Monday, April 2, 2012

tea {What makes me happy 2 of 30}



What makes me happy today is a cup of strong yerba mate brewed in the french press with just a little milk and agave nectar.

I didn't sleep well last night. I am worried about trying to sell the house. I am worried about my daughter. I am worried about being unemployed. I'm just worrying about everything I guess.

And to top it off, I had to cut someone out of my life who was just bringing constant negative energy and little else. That feels good but still makes me sad.

Despite all of this, I am feeling pretty good today. I am finally admitting to myself that I need to pick up my camera and go back out and work. I walked away from it for a while. I needed a change. I needed a break so I could re-think the direction I was going.
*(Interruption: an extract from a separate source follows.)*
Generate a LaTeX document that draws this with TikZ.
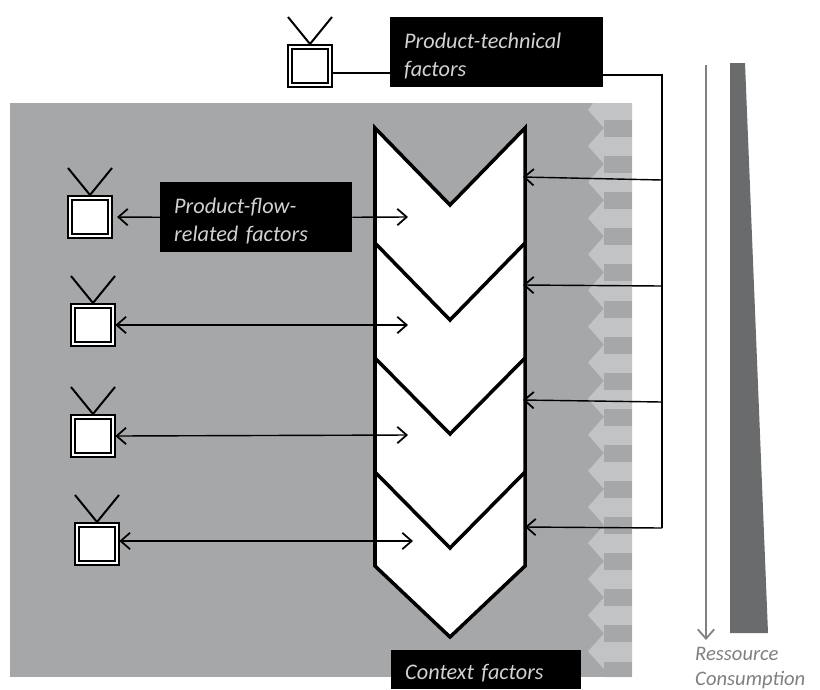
\documentclass[tikz,border=0pt]{standalone}
\usepackage{fontspec}
\setmainfont{Carlito}
\usetikzlibrary{arrows.meta}
\definecolor{bggray}{HTML}{A6A7A9}
\definecolor{bandgray}{HTML}{C2C3C4}
\definecolor{wedgegray}{HTML}{6A6B6D}
\definecolor{labelgray}{HTML}{7F8082}
\tikzset{
  tvset/.style={draw,double,line width=1.7pt,double distance=1.2pt,fill=white,minimum width=1.2cm,minimum height=1.14cm,inner sep=0pt,outer sep=2pt},
  factorbox/.style={fill=black,text=gray!35,font=\fontsize{19}{24}\selectfont\itshape,align=left,anchor=north west,inner xsep=0.42cm,inner ysep=0pt,execute at begin node=\rule{0pt}{19pt}},
  legend/.style={text=labelgray,font=\fontsize{17.6}{22}\selectfont\itshape,anchor=west,inner sep=0pt},
  link/.style={line width=1.2pt}
}
\begin{document}
\begin{tikzpicture}[x=0.03cm,y=-0.03cm,every path/.style={>={Straight Barb[length=8pt,width=14pt,line width=1.5pt]}}]
\clip (0,0) rectangle (820,689);
\fill[white] (0,0) rectangle (820,689);
% background and context band
\fill[bggray] (10,103) rectangle (632,677);
\fill[bandgray] (632,103) -- (593,103) -- (588,110)
  \foreach \k in {0,...,14} { -- ({604},{128+36.1*\k}) -- ({588},{146+36.1*\k}) } -- (604,669) |- (632,677) -- cycle;
\foreach \k in {0,...,14}
  \fill[bggray] ({604},{120+36.1*\k}) rectangle (632,{137+36.1*\k});
\fill[bggray] (604,661.5) rectangle (632,677);
% chevrons
\draw[line width=3pt,fill=white,miter limit=4] (375,128) -- (450,205) -- (525,128) -- (525,566) -- (450,637) -- (375,566) -- cycle;
\draw[line width=3pt] (375,243) -- (450,320) -- (525,243);
\draw[line width=3pt] (375,358) -- (450,434) -- (525,358);
\draw[line width=3pt] (375,472) -- (450,548) -- (525,472);
% tv sets
\foreach \name/\x/\y in {tvone/310/66,tvtwo/90/217,tvthree/93/325,tvfour/93/436,tvfive/97/544} {
  \node[tvset] (\name) at (\x,\y) {};
  \draw[line width=1.7pt] (\x-22,\y-49) -- (\x,\y-22) -- (\x+22,\y-49);
}
% factor boxes
\node[factorbox,text width=5.55cm,minimum height=2.1cm] (tech) at (390,17) {Product-technical\\factors};
\node[factorbox,text width=4.92cm,minimum height=2.1cm] (flow) at (160,182) {Product-flow-\\related factors};
\node[factorbox,text width=4.86cm,minimum height=1.17cm] (context) at (391,650) {Context factors};
% targets
\coordinate (stepa) at (408,217);
\coordinate (stepb) at (408,325);
\coordinate (stepc) at (408,435);
\coordinate (stepd) at (413,541);
\coordinate (techin) at (390,73);
\coordinate (bustop) at (662,75);
\coordinate (busa) at (662,180);
\coordinate (busb) at (662,286);
\coordinate (busc) at (662,402);
\coordinate (busd) at (662,528);
\coordinate (ina) at (523,177);
\coordinate (inb) at (523,285);
\coordinate (inc) at (523,400);
\coordinate (ind) at (525,527);
% connectors
\draw[link] (tvone.east |- techin) -- (techin);
\draw[link] (tech.east |- bustop) -- (bustop) -- (busd);
\draw[->,link] (busa) -- (ina);
\draw[->,link] (busb) -- (inb);
\draw[->,link] (busc) -- (inc);
\draw[->,link] (busd) -- (ind);
\draw[->,link] (flow.east) -- (stepa);
\draw[->,link,shorten >=4pt] (flow.west) -- (tvtwo.east);
\draw[<->,link] (tvthree.east) -- (stepb);
\draw[<->,link] (tvfour.east) -- (stepc);
\draw[<->,link] (tvfive.east |- stepd) -- (stepd);
% resource consumption
\coordinate (usetop) at (706,65);
\coordinate (usebot) at (706,640);
\draw[->,draw=labelgray,line width=1.5pt] (usetop) -- (usebot);
\fill[wedgegray] (730,63) -- (745,63) -- (768,633) -- (730,633) -- cycle;
\node[legend] (resa) at (695,654) {Ressource};
\node[legend] (resb) at (695,680) {Consumption};
\end{tikzpicture}
\end{document}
I actually decided for a while that I wanted to do something other than be a photographer. I just wasn't sure what. So I looked for a job anywhere.

But nobody will hire me.

It has started to feel like a conspiracy. And in a way, I think it is. I think The Universe is conspiring to push me back down the path of photography because I need a flexible and creative career to really be happy. Photography is perfect for me. I just need to regroup and choose the right path as a photographer for me.







Wednesday, January 4, 2012

Be courageous

Every year I like to pick a word as a theme for my year. Something I can focus on and improve in my life.

This year I have been trying to come up with a word but couldn't decide. Then I noticed that everywhere I turned I saw the words courage and brave. I believe in listening to the Universe when it speaks.

So my word for this year is courage.

It is time for me to be courageous. To be brave. To take a chance. To risk it all.

I feel like 2011 was one of cocooning for me. I made very little forward progress. I turned myself inward and didn't take chances. Maybe that's a good thing. Maybe I needed the time to myself to heal.

But now, I am ready to put myself back out there.

It's time for some courage.

But it might be some quiet courage for a little while.